The purpose of the capitalists going on strike is to prove that the world needs them and can’t exist without them. This belief is contrasted to that of the villainous looters, who believe that anyone can run a factory or a mine equally well if given the opportunity (remember the doomed economics professor who taught that “man’s mind is conditioned by material tools… and it’s only a matter of seizing the machinery”). Rand’s protagonists want to disprove this by showing that they’re the only ones who know how to make good decisions, and without their minds, all the tools and machines in the world won’t help the bad guys to survive.

But this is cheating. Francisco isn’t just passively withdrawing his mind from society: he’s actively working to sabotage anything that might have helped society survive without him. In so doing, he inadvertently admits that Randian super-capitalists aren’t the only ones who can run a business, and that even without them, the rest of humanity might have been able to muddle along. Francisco says it himself: “It could have lasted and helped them to last.”

Nor is this the only act of sabotage he’s committing. As we saw earlier, he’s also defrauding his investors on a grand scale, by encouraging them to invest in his company while he’s deliberately making bad decisions and concealing them from his stockholders. Again, this isn’t just a passive withdrawal of effort, this is an elaborate plan to cause chaos. The same goes for Ellis Wyatt, who didn’t just abandon his oil-drilling business but set the entire installation ablaze, and Ragnar Danneskjold, who’s robbing and destroying supply ships carrying food and fuel aid.


It’s funnier if you imagine this video depicts heroic capitalists going Galt and fleeing from socialist government officials.

“Francisco… of all the guesses I tried to make about you… I never thought of it… I never thought that you were one of those men who had quit…”

“I was one of the first of them.”

“I thought that they always vanished…”

“Well, hadn’t I? Wasn’t it the worst of what I did to you — that I left you looking at a cheap playboy who was not the Francisco d’Anconia you had known?”

While Francisco’s idiot-playboy disguise creates the drama Rand wanted, it raises some weird questions. For example, why didn’t all the vanished capitalists have to put on the same play-act? Ken Danagger didn’t sabotage his coal mines before disappearing; he even offered to turn them over to Dagny. Is copper a more important commodity than coal?

This raises, again, the question of what Rand’s heroes wouldn’t believe they were justified in doing in the cause of opposing the looters’ regime. If Francisco can sabotage his own company, why not sabotage a competitor’s? If Ellis Wyatt can blow up an oil field, why not also blow up a road or a bridge?

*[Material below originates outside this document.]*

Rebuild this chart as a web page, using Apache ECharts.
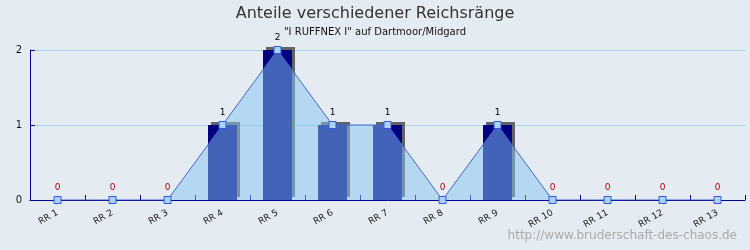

Your first thought might be that these business owners are merely exercising their right to dispose of their own property as they wish, but that’s not the whole story. Remember that in Rand’s eyes, any public property built up by taxation, or any property obtained by a private citizen with any kind of government loan or other assistance, is de facto illegitimate. (That’s why Danneskjold feels no compunction about sinking relief ships – and that’s also why Rand spitefully puts “a businessman who had acquired his business… with the help of a government loan” on her death train.) And if all or most of the good guys have already joined John Galt’s strike, it should follow that just about everyone who’s still left in the outside world is a valid target.

This goes to show, again, that Objectivism isn’t a non-violent ideology, far from it. Its premises lead, step by step, to the conclusion that True Capitalists are justified in waging a campaign of terrorism against society to force it to conform to their ideals. And Ayn Rand is adamant that every moral lesson in this book is transferrable to the real world.